> _Recorded data_
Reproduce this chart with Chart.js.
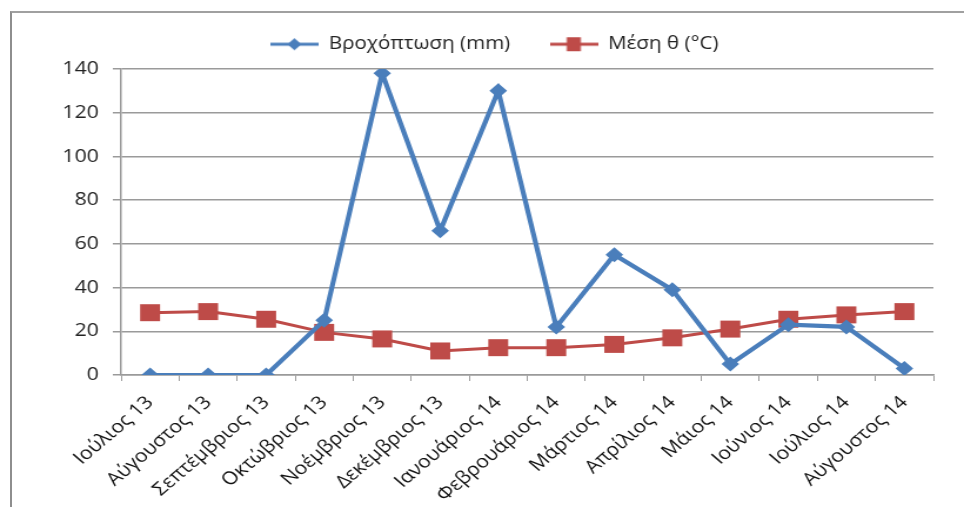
<!DOCTYPE html>
<html>
<head>
<meta charset="utf-8">
<script src="https://cdn.jsdelivr.net/npm/chart.js@4.4.1/dist/chart.umd.min.js"></script>
<style>
  html, body { margin: 0; padding: 0; background: #fff; overflow: hidden; }
  #wrap { position: relative; width: 964px; height: 507px; overflow: hidden; }
  #frame { position: absolute; left: 10px; top: 11px; width: 970px; height: 520px;
           border-left: 2px solid #8e8e8e; border-top: 2px solid #a0a0a0; }
  /* the original picture is stretched sideways, so the canvas is too */
  #stretch { position: absolute; left: 0; top: 0; width: 820px; height: 507px;
             transform: scaleX(1.1756); transform-origin: 0 0; }
</style>
</head>
<body>
<div id="wrap">
  <div id="frame"></div>
  <div id="stretch"><canvas id="chart" width="820" height="507"></canvas></div>
</div>
<script>
// Μήνες (κατηγορίες)
const months = ['Ιούλιος 13', 'Αύγουστος 13', 'Σεπτέμβριος 13', 'Οκτώβριος 13', 'Νοέμβριος 13',
  'Δεκέμβριος 13', 'Ιανουάριος 14', 'Φεβρουάριος 14', 'Μάρτιος 14', 'Απρίλιος 14',
  'Μάιος 14', 'Ιούνιος 14', 'Ιούλιος 14', 'Αύγουστος 14'];

// Βροχόπτωση (mm)
const rain = [0, 0, 0, 25, 138, 66, 130, 22, 55, 39, 5, 23, 22, 3];

// Μέση θερμοκρασία (°C)
const temp = [28.5, 29, 25.5, 19.5, 16.5, 11, 12.5, 12.5, 14, 17, 21, 25.5, 27.5, 29];

// άξονας y
const yTicks = [0, 20, 40, 60, 80, 100, 120, 140];

const blue = '#4a7ebb';
const red = '#be4b48';
const font = "'Open Sans', 'DejaVu Sans', sans-serif";

// μικρό εικονίδιο υπομνήματος: γραμμή με σημάδι στη μέση
function legendIcon(color, shape) {
    const c = document.createElement('canvas');
    c.width = 41; c.height = 16;
    const g = c.getContext('2d');
    g.strokeStyle = color;
    g.lineWidth = 3;
    g.beginPath(); g.moveTo(0, 8); g.lineTo(41, 8); g.stroke();
    g.fillStyle = color;
    g.beginPath();
    if (shape === 'diamond') {
        g.moveTo(20.5, 2); g.lineTo(26.5, 8); g.lineTo(20.5, 14); g.lineTo(14.5, 8);
    } else {
        g.rect(14.5, 1, 12, 14);
    }
    g.closePath(); g.fill();
    return c;
}
const icons = [legendIcon(blue, 'diamond'), legendIcon(red, 'square')];

// λίγος χώρος κάτω από το υπόμνημα
const legendGap = {
    id: 'legendGap',
    beforeLayout(chart) {
        const lg = chart.legend;
        if (lg && !lg._gapDone) {
            const fit = lg.fit;
            lg.fit = function() { fit.call(this); this.height += 6; };
            lg._gapDone = true;
        }
    }
};

new Chart(document.getElementById('chart'), {
    type: 'line',
    data: {
        labels: months,
        datasets: [
            {
                label: 'Βροχόπτωση (mm)',
                data: rain,
                borderColor: blue,
                backgroundColor: blue,
                borderWidth: 4.2,
                pointStyle: 'rectRot',
                pointRadius: 7.5,
                pointHoverRadius: 7.5,
                pointBorderWidth: 0,
                tension: 0
            },
            {
                label: 'Μέση θ (°C)',
                data: temp,
                borderColor: red,
                backgroundColor: red,
                borderWidth: 3,
                pointStyle: 'rect',
                pointRadius: 12,
                pointHoverRadius: 12,
                pointBorderWidth: 0,
                tension: 0
            }
        ]
    },
    plugins: [legendGap],
    options: {
        responsive: false,
        animation: false,
        layout: { padding: { top: 19.5, right: 26, left: 47, bottom: 0 } },
        plugins: {
            tooltip: { enabled: false },
            legend: {
                position: 'top',
                labels: {
                    usePointStyle: true,
                    pointStyleWidth: 41,
                    padding: 16,
                    color: '#222',
                    font: { family: font, size: 17.5 },
                    generateLabels: function(chart) {
                        const items = Chart.defaults.plugins.legend.labels.generateLabels(chart);
                        items.forEach((it, i) => {
                            it.pointStyle = icons[i];
                            if (i === 0) it.text += '\u2003'; // λίγο πιο μεγάλο κενό ανάμεσα
                        });
                        return items;
                    }
                }
            }
        },
        scales: {
            x: {
                offset: true,
                grid: {
                    offset: true,
                    drawOnChartArea: false,
                    drawTicks: true,
                    tickLength: 6,
                    color: '#9a9a9a'
                },
                border: { color: '#9a9a9a', width: 1.5 },
                ticks: {
                    autoSkip: false,
                    maxRotation: 45,
                    minRotation: 45,
                    padding: 11,
                    color: '#111',
                    font: { family: font, size: 18 }
                },
                afterFit: function(scale) { scale.height = 132; }
            },
            y: {
                min: 0,
                max: 140,
                afterBuildTicks: function(scale) { scale.ticks = yTicks.map(v => ({ value: v })); },
                grid: {
                    color: '#9a9a9a',
                    lineWidth: 1.5,
                    drawTicks: true,
                    tickLength: 7
                },
                border: { color: '#9a9a9a', width: 1.5 },
                ticks: {
                    padding: 12,
                    color: '#222',
                    font: { family: font, size: 18 }
                },
                afterFit: function(scale) { scale.width = 56; }
            }
        }
    }
});
</script>
</body>
</html>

> _Your task_
Copy the data word for word. Pictures do not go in the copy.

> _Full answer_
Reproduce this chart with Chart.js.
<!DOCTYPE html>
<html>
<head>
<meta charset="utf-8">
<script src="https://cdn.jsdelivr.net/npm/chart.js@4.4.1/dist/chart.umd.min.js"></script>
<style>
  html, body { margin: 0; padding: 0; background: #fff; overflow: hidden; }
  #wrap { position: relative; width: 964px; height: 507px; overflow: hidden; }
  #frame { position: absolute; left: 10px; top: 11px; width: 970px; height: 520px;
           border-left: 2px solid #8e8e8e; border-top: 2px solid #a0a0a0; }
  /* the original picture is stretched sideways, so the canvas is too */
  #stretch { position: absolute; left: 0; top: 0; width: 820px; height: 507px;
             transform: scaleX(1.1756); transform-origin: 0 0; }
</style>
</head>
<body>
<div id="wrap">
  <div id="frame"></div>
  <div id="stretch"><canvas id="chart" width="820" height="507"></canvas></div>
</div>
<script>
// Μήνες (κατηγορίες)
const months = ['Ιούλιος 13', 'Αύγουστος 13', 'Σεπτέμβριος 13', 'Οκτώβριος 13', 'Νοέμβριος 13',
  'Δεκέμβριος 13', 'Ιανουάριος 14', 'Φεβρουάριος 14', 'Μάρτιος 14', 'Απρίλιος 14',
  'Μάιος 14', 'Ιούνιος 14', 'Ιούλιος 14', 'Αύγουστος 14'];

// Βροχόπτωση (mm)
const rain = [0, 0, 0, 25, 138, 66, 130, 22, 55, 39, 5, 23, 22, 3];

// Μέση θερμοκρασία (°C)
const temp = [28.5, 29, 25.5, 19.5, 16.5, 11, 12.5, 12.5, 14, 17, 21, 25.5, 27.5, 29];

// άξονας y
const yTicks = [0, 20, 40, 60, 80, 100, 120, 140];

const blue = '#4a7ebb';
const red = '#be4b48';
const font = "'Open Sans', 'DejaVu Sans', sans-serif";

// μικρό εικονίδιο υπομνήματος: γραμμή με σημάδι στη μέση
function legendIcon(color, shape) {
    const c = document.createElement('canvas');
    c.width = 41; c.height = 16;
    const g = c.getContext('2d');
    g.strokeStyle = color;
    g.lineWidth = 3;
    g.beginPath(); g.moveTo(0, 8); g.lineTo(41, 8); g.stroke();
    g.fillStyle = color;
    g.beginPath();
    if (shape === 'diamond') {
        g.moveTo(20.5, 2); g.lineTo(26.5, 8); g.lineTo(20.5, 14); g.lineTo(14.5, 8);
    } else {
        g.rect(14.5, 1, 12, 14);
    }
    g.closePath(); g.fill();
    return c;
}
const icons = [legendIcon(blue, 'diamond'), legendIcon(red, 'square')];

// λίγος χώρος κάτω από το υπόμνημα
const legendGap = {
    id: 'legendGap',
    beforeLayout(chart) {
        const lg = chart.legend;
        if (lg && !lg._gapDone) {
            const fit = lg.fit;
            lg.fit = function() { fit.call(this); this.height += 6; };
            lg._gapDone = true;
        }
    }
};

new Chart(document.getElementById('chart'), {
    type: 'line',
    data: {
        labels: months,
        datasets: [
            {
                label: 'Βροχόπτωση (mm)',
                data: rain,
                borderColor: blue,
                backgroundColor: blue,
                borderWidth: 4.2,
                pointStyle: 'rectRot',
                pointRadius: 7.5,
                pointHoverRadius: 7.5,
                pointBorderWidth: 0,
                tension: 0
            },
            {
                label: 'Μέση θ (°C)',
                data: temp,
                borderColor: red,
                backgroundColor: red,
                borderWidth: 3,
                pointStyle: 'rect',
                pointRadius: 12,
                pointHoverRadius: 12,
                pointBorderWidth: 0,
                tension: 0
            }
        ]
    },
    plugins: [legendGap],
    options: {
        responsive: false,
        animation: false,
        layout: { padding: { top: 19.5, right: 26, left: 47, bottom: 0 } },
        plugins: {
            tooltip: { enabled: false },
            legend: {
                position: 'top',
                labels: {
                    usePointStyle: true,
                    pointStyleWidth: 41,
                    padding: 16,
                    color: '#222',
                    font: { family: font, size: 17.5 },
                    generateLabels: function(chart) {
                        const items = Chart.defaults.plugins.legend.labels.generateLabels(chart);
                        items.forEach((it, i) => {
                            it.pointStyle = icons[i];
                            if (i === 0) it.text += '\u2003'; // λίγο πιο μεγάλο κενό ανάμεσα
                        });
                        return items;
                    }
                }
            }
        },
        scales: {
            x: {
                offset: true,
                grid: {
                    offset: true,
                    drawOnChartArea: false,
                    drawTicks: true,
                    tickLength: 6,
                    color: '#9a9a9a'
                },
                border: { color: '#9a9a9a', width: 1.5 },
                ticks: {
                    autoSkip: false,
                    maxRotation: 45,
                    minRotation: 45,
                    padding: 11,
                    color: '#111',
                    font: { family: font, size: 18 }
                },
                afterFit: function(scale) { scale.height = 132; }
            },
            y: {
                min: 0,
                max: 140,
                afterBuildTicks: function(scale) { scale.ticks = yTicks.map(v => ({ value: v })); },
                grid: {
                    color: '#9a9a9a',
                    lineWidth: 1.5,
                    drawTicks: true,
                    tickLength: 7
                },
                border: { color: '#9a9a9a', width: 1.5 },
                ticks: {
                    padding: 12,
                    color: '#222',
                    font: { family: font, size: 18 }
                },
                afterFit: function(scale) { scale.width = 56; }
            }
        }
    }
});
</script>
</body>
</html>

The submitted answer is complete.